> Given request: Output the material beneath this task exactly, images excluded.

> Data excerpt:
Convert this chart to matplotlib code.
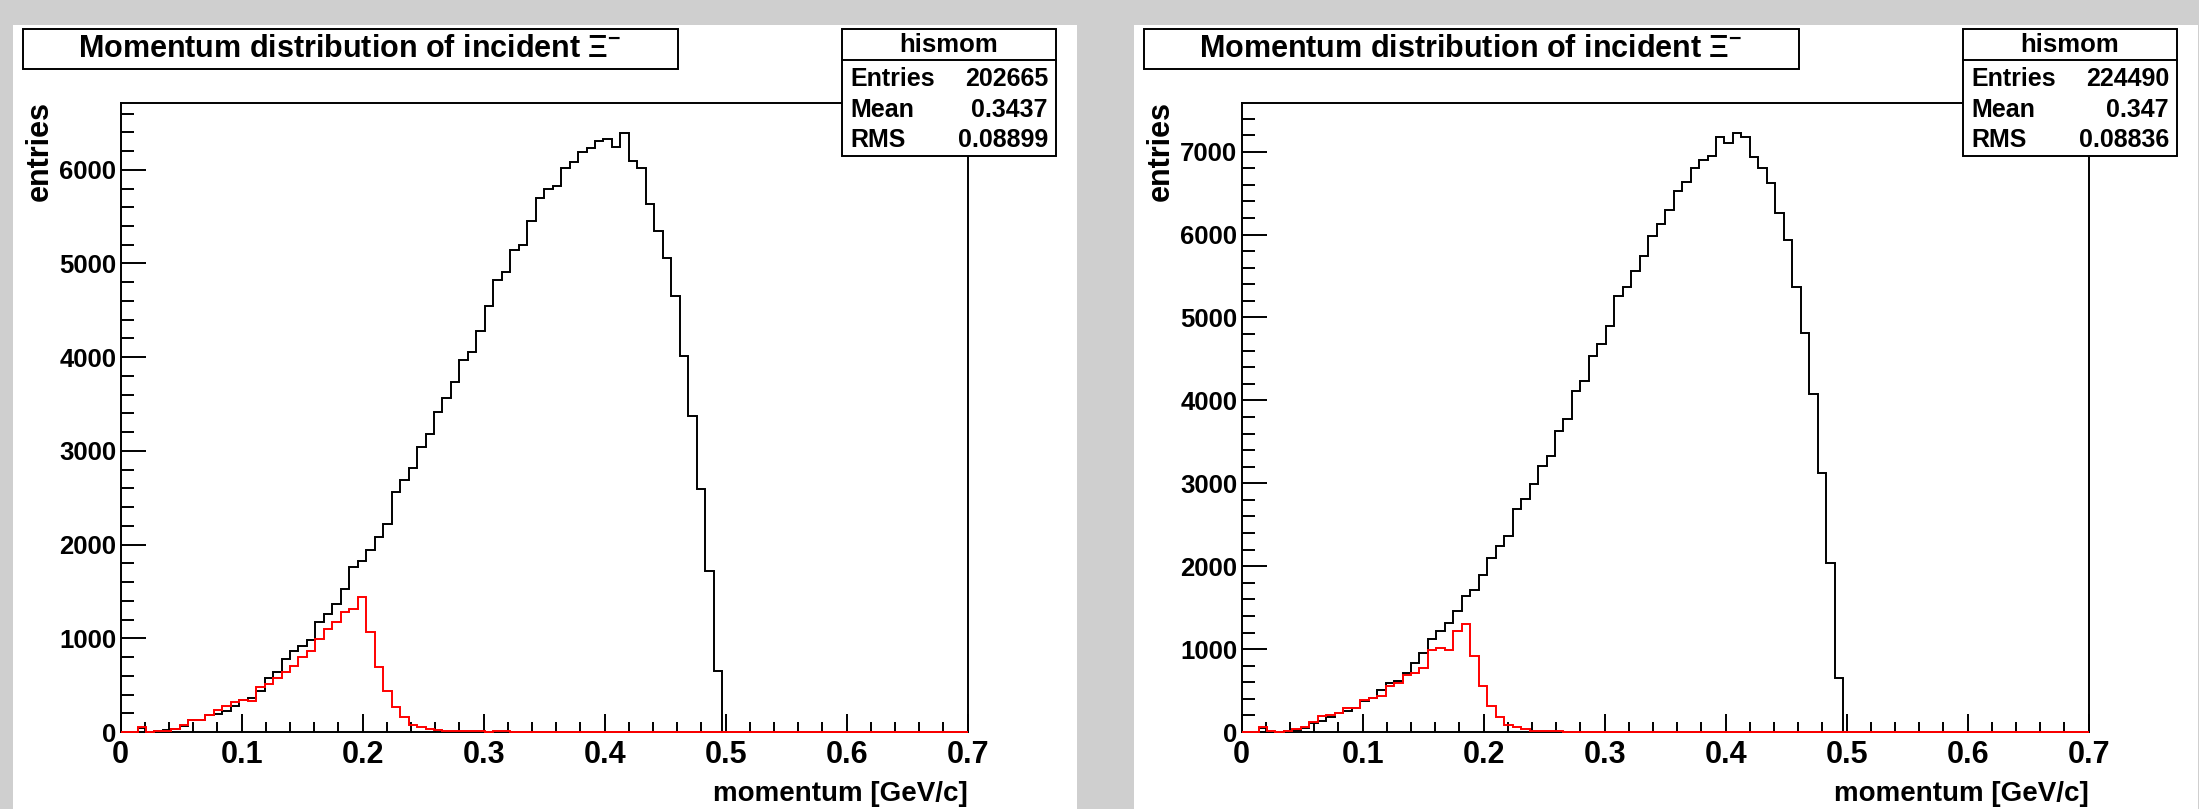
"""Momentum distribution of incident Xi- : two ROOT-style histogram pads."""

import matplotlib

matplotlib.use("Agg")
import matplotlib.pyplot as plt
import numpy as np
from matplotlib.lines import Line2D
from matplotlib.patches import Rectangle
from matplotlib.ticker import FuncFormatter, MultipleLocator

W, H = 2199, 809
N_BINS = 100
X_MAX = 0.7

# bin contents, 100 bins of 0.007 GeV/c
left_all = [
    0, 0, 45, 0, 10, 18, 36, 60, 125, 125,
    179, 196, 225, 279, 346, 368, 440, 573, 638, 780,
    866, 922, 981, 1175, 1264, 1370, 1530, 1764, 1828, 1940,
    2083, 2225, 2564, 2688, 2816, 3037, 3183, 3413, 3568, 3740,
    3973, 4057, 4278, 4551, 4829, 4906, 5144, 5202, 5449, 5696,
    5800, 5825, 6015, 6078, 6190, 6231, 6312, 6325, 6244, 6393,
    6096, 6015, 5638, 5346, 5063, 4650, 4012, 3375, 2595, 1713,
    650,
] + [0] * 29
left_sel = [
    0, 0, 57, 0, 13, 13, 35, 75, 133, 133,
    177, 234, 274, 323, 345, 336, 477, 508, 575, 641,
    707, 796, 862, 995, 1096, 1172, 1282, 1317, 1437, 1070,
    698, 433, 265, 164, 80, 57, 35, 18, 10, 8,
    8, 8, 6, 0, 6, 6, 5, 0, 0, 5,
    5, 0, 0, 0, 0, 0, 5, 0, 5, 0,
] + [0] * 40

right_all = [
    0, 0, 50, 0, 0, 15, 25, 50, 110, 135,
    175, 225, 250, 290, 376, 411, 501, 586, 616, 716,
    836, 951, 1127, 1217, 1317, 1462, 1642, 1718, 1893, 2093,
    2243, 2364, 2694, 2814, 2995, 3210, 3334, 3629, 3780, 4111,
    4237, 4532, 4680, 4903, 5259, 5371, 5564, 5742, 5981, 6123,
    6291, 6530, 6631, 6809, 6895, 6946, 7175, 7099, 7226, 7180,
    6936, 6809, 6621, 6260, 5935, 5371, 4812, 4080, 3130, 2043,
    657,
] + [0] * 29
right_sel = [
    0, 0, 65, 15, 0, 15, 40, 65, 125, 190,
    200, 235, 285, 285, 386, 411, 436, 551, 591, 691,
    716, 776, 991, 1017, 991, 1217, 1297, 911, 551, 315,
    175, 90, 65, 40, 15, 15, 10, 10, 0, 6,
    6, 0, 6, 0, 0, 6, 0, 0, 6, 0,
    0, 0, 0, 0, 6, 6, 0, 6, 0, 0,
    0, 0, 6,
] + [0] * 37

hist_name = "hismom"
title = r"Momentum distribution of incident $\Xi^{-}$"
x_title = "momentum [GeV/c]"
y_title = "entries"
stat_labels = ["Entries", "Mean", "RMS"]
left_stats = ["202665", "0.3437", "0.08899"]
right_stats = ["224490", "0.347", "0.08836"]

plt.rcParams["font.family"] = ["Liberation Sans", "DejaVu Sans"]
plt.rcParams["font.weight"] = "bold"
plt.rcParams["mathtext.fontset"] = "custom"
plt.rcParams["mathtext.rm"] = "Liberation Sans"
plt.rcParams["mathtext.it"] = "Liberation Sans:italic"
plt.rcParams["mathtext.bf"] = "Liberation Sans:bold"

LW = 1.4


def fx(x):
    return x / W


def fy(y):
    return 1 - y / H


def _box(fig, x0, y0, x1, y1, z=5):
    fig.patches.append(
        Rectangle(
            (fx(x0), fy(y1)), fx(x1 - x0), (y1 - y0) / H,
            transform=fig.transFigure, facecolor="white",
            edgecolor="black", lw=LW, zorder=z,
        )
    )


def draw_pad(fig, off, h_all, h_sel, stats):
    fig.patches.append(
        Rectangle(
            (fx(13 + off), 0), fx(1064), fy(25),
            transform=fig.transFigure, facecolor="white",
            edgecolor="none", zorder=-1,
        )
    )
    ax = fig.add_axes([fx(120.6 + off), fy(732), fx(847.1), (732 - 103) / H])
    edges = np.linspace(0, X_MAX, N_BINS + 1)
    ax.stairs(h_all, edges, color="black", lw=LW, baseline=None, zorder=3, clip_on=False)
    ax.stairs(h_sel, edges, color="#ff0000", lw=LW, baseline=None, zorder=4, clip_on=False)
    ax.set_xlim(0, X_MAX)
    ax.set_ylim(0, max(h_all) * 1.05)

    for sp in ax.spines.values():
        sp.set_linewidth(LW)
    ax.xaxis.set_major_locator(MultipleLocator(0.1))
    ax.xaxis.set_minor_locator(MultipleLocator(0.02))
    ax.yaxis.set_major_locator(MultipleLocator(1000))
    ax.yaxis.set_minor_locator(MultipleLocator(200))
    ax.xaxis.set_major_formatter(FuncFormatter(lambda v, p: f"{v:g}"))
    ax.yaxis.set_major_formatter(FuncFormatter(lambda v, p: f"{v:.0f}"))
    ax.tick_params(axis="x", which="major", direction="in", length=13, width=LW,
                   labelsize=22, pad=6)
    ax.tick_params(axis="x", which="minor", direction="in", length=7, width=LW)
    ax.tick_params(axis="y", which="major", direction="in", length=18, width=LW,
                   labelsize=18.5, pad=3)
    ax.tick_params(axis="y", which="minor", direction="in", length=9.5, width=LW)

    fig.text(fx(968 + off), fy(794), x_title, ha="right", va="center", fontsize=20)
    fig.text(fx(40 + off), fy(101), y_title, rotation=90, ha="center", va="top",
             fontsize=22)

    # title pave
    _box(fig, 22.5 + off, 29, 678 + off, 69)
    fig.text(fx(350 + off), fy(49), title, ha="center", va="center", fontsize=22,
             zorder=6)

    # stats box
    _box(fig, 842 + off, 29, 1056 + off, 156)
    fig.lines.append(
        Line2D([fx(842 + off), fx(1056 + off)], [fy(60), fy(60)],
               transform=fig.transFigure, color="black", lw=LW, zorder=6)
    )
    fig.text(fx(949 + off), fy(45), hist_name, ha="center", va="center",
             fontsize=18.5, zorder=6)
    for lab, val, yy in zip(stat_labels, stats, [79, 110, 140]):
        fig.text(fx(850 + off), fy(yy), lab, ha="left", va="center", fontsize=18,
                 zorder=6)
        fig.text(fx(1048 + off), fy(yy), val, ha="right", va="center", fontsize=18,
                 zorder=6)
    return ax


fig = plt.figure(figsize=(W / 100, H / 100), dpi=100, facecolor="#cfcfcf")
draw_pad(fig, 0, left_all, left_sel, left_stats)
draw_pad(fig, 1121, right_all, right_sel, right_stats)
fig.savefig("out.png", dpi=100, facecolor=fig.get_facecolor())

> Correct result:
Convert this chart to matplotlib code.
"""Momentum distribution of incident Xi- : two ROOT-style histogram pads."""

import matplotlib

matplotlib.use("Agg")
import matplotlib.pyplot as plt
import numpy as np
from matplotlib.lines import Line2D
from matplotlib.patches import Rectangle
from matplotlib.ticker import FuncFormatter, MultipleLocator

W, H = 2199, 809
N_BINS = 100
X_MAX = 0.7

# bin contents, 100 bins of 0.007 GeV/c
left_all = [
    0, 0, 45, 0, 10, 18, 36, 60, 125, 125,
    179, 196, 225, 279, 346, 368, 440, 573, 638, 780,
    866, 922, 981, 1175, 1264, 1370, 1530, 1764, 1828, 1940,
    2083, 2225, 2564, 2688, 2816, 3037, 3183, 3413, 3568, 3740,
    3973, 4057, 4278, 4551, 4829, 4906, 5144, 5202, 5449, 5696,
    5800, 5825, 6015, 6078, 6190, 6231, 6312, 6325, 6244, 6393,
    6096, 6015, 5638, 5346, 5063, 4650, 4012, 3375, 2595, 1713,
    650,
] + [0] * 29
left_sel = [
    0, 0, 57, 0, 13, 13, 35, 75, 133, 133,
    177, 234, 274, 323, 345, 336, 477, 508, 575, 641,
    707, 796, 862, 995, 1096, 1172, 1282, 1317, 1437, 1070,
    698, 433, 265, 164, 80, 57, 35, 18, 10, 8,
    8, 8, 6, 0, 6, 6, 5, 0, 0, 5,
    5, 0, 0, 0, 0, 0, 5, 0, 5, 0,
] + [0] * 40

right_all = [
    0, 0, 50, 0, 0, 15, 25, 50, 110, 135,
    175, 225, 250, 290, 376, 411, 501, 586, 616, 716,
    836, 951, 1127, 1217, 1317, 1462, 1642, 1718, 1893, 2093,
    2243, 2364, 2694, 2814, 2995, 3210, 3334, 3629, 3780, 4111,
    4237, 4532, 4680, 4903, 5259, 5371, 5564, 5742, 5981, 6123,
    6291, 6530, 6631, 6809, 6895, 6946, 7175, 7099, 7226, 7180,
    6936, 6809, 6621, 6260, 5935, 5371, 4812, 4080, 3130, 2043,
    657,
] + [0] * 29
right_sel = [
    0, 0, 65, 15, 0, 15, 40, 65, 125, 190,
    200, 235, 285, 285, 386, 411, 436, 551, 591, 691,
    716, 776, 991, 1017, 991, 1217, 1297, 911, 551, 315,
    175, 90, 65, 40, 15, 15, 10, 10, 0, 6,
    6, 0, 6, 0, 0, 6, 0, 0, 6, 0,
    0, 0, 0, 0, 6, 6, 0, 6, 0, 0,
    0, 0, 6,
] + [0] * 37

hist_name = "hismom"
title = r"Momentum distribution of incident $\Xi^{-}$"
x_title = "momentum [GeV/c]"
y_title = "entries"
stat_labels = ["Entries", "Mean", "RMS"]
left_stats = ["202665", "0.3437", "0.08899"]
right_stats = ["224490", "0.347", "0.08836"]

plt.rcParams["font.family"] = ["Liberation Sans", "DejaVu Sans"]
plt.rcParams["font.weight"] = "bold"
plt.rcParams["mathtext.fontset"] = "custom"
plt.rcParams["mathtext.rm"] = "Liberation Sans"
plt.rcParams["mathtext.it"] = "Liberation Sans:italic"
plt.rcParams["mathtext.bf"] = "Liberation Sans:bold"

LW = 1.4


def fx(x):
    return x / W


def fy(y):
    return 1 - y / H


def _box(fig, x0, y0, x1, y1, z=5):
    fig.patches.append(
        Rectangle(
            (fx(x0), fy(y1)), fx(x1 - x0), (y1 - y0) / H,
            transform=fig.transFigure, facecolor="white",
            edgecolor="black", lw=LW, zorder=z,
        )
    )


def draw_pad(fig, off, h_all, h_sel, stats):
    fig.patches.append(
        Rectangle(
            (fx(13 + off), 0), fx(1064), fy(25),
            transform=fig.transFigure, facecolor="white",
            edgecolor="none", zorder=-1,
        )
    )
    ax = fig.add_axes([fx(120.6 + off), fy(732), fx(847.1), (732 - 103) / H])
    edges = np.linspace(0, X_MAX, N_BINS + 1)
    ax.stairs(h_all, edges, color="black", lw=LW, baseline=None, zorder=3, clip_on=False)
    ax.stairs(h_sel, edges, color="#ff0000", lw=LW, baseline=None, zorder=4, clip_on=False)
    ax.set_xlim(0, X_MAX)
    ax.set_ylim(0, max(h_all) * 1.05)

    for sp in ax.spines.values():
        sp.set_linewidth(LW)
    ax.xaxis.set_major_locator(MultipleLocator(0.1))
    ax.xaxis.set_minor_locator(MultipleLocator(0.02))
    ax.yaxis.set_major_locator(MultipleLocator(1000))
    ax.yaxis.set_minor_locator(MultipleLocator(200))
    ax.xaxis.set_major_formatter(FuncFormatter(lambda v, p: f"{v:g}"))
    ax.yaxis.set_major_formatter(FuncFormatter(lambda v, p: f"{v:.0f}"))
    ax.tick_params(axis="x", which="major", direction="in", length=13, width=LW,
                   labelsize=22, pad=6)
    ax.tick_params(axis="x", which="minor", direction="in", length=7, width=LW)
    ax.tick_params(axis="y", which="major", direction="in", length=18, width=LW,
                   labelsize=18.5, pad=3)
    ax.tick_params(axis="y", which="minor", direction="in", length=9.5, width=LW)

    fig.text(fx(968 + off), fy(794), x_title, ha="right", va="center", fontsize=20)
    fig.text(fx(40 + off), fy(101), y_title, rotation=90, ha="center", va="top",
             fontsize=22)

    # title pave
    _box(fig, 22.5 + off, 29, 678 + off, 69)
    fig.text(fx(350 + off), fy(49), title, ha="center", va="center", fontsize=22,
             zorder=6)

    # stats box
    _box(fig, 842 + off, 29, 1056 + off, 156)
    fig.lines.append(
        Line2D([fx(842 + off), fx(1056 + off)], [fy(60), fy(60)],
               transform=fig.transFigure, color="black", lw=LW, zorder=6)
    )
    fig.text(fx(949 + off), fy(45), hist_name, ha="center", va="center",
             fontsize=18.5, zorder=6)
    for lab, val, yy in zip(stat_labels, stats, [79, 110, 140]):
        fig.text(fx(850 + off), fy(yy), lab, ha="left", va="center", fontsize=18,
                 zorder=6)
        fig.text(fx(1048 + off), fy(yy), val, ha="right", va="center", fontsize=18,
                 zorder=6)
    return ax


fig = plt.figure(figsize=(W / 100, H / 100), dpi=100, facecolor="#cfcfcf")
draw_pad(fig, 0, left_all, left_sel, left_stats)
draw_pad(fig, 1121, right_all, right_sel, right_stats)
fig.savefig("out.png", dpi=100, facecolor=fig.get_facecolor())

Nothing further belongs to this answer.